The calculation is based on the date on your device. If your computer's clock is wrong, the result will be off.
It's a snapshot. If you check "10 years from now" today and again tomorrow, the result will be one day different because "today" changed. It's not a live, updating countdown.
For partial years (decimals), it uses an average year length (365.25 days). So 0.5 years is about 182.6 days. This is fine for estimation but not for legal precision.
But for answering the fundamental question—"What date is X years from a given starting point?"—it's accurate, immediate, and completely free.
FAQs About Calculating Years Forward
Is "one year from now" always 365 days?
No. Because of leap years, adding one calendar year can be 365 or 366 days. This tool adds calendar years (same month/day in a future year), not a fixed number of days.
How do you handle February 29th (leap day)?
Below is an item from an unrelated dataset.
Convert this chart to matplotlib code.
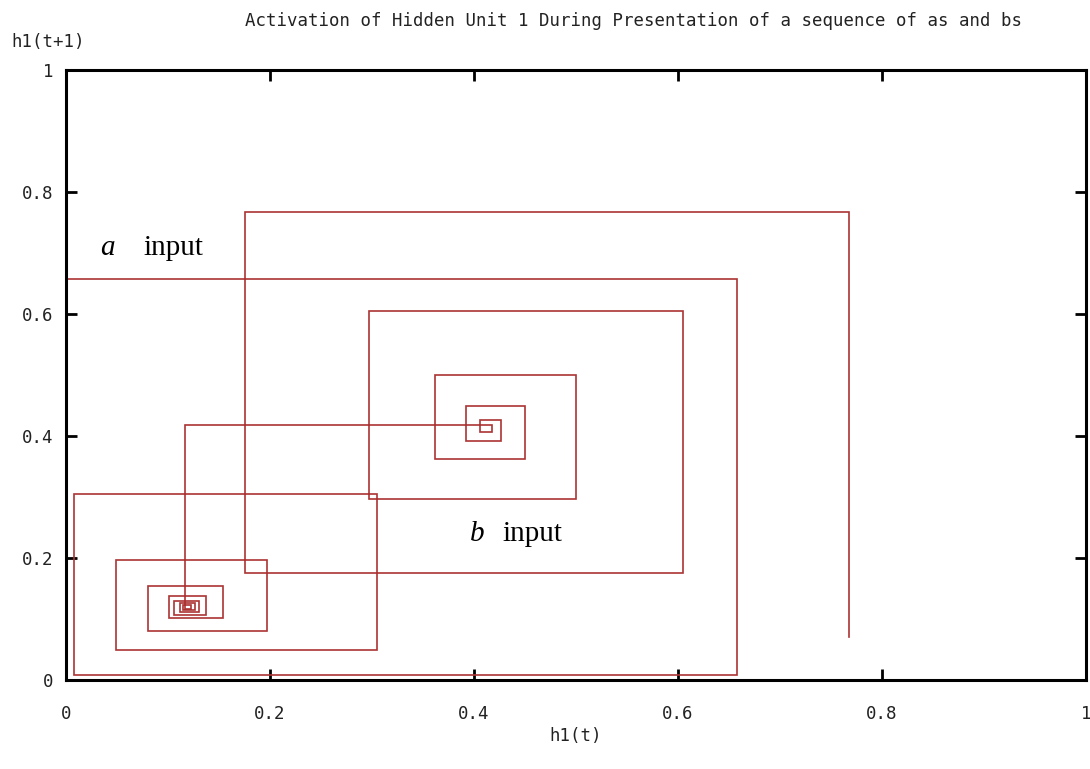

If the start date is February 29th, adding one year to a non-leap year gives February 28th. Adding to another leap year gives February 29th. This is the standard way most systems handle leap day anniversaries.
Can I calculate decades or centuries?
Absolutely. Type 10, 100, or 1000. The tool will calculate the date. It's a fun way to see dates far in the future (like "What date is 100 years from now?").
What's the difference between this and a "months from now" calculator?
Scale. Use "months" for near-to-mid-term planning (projects, pregnancies, short-term goals). Use "years" for long-term planning (retirement, education, mortgages, life milestones).
Can I use this to find past dates?
This tool adds years. To find a date in the past, you'd use a "years ago" calculator. Alternatively, you can enter a negative number here (like -5 for "5 years ago"), which will work mathematically.
Why does the "Days Between" number sometimes not equal years × 365?
Because of the leap years that occur within the time period. The "Days Between" shows the actual, precise number of calendar days, which accounts for every February 29th in between.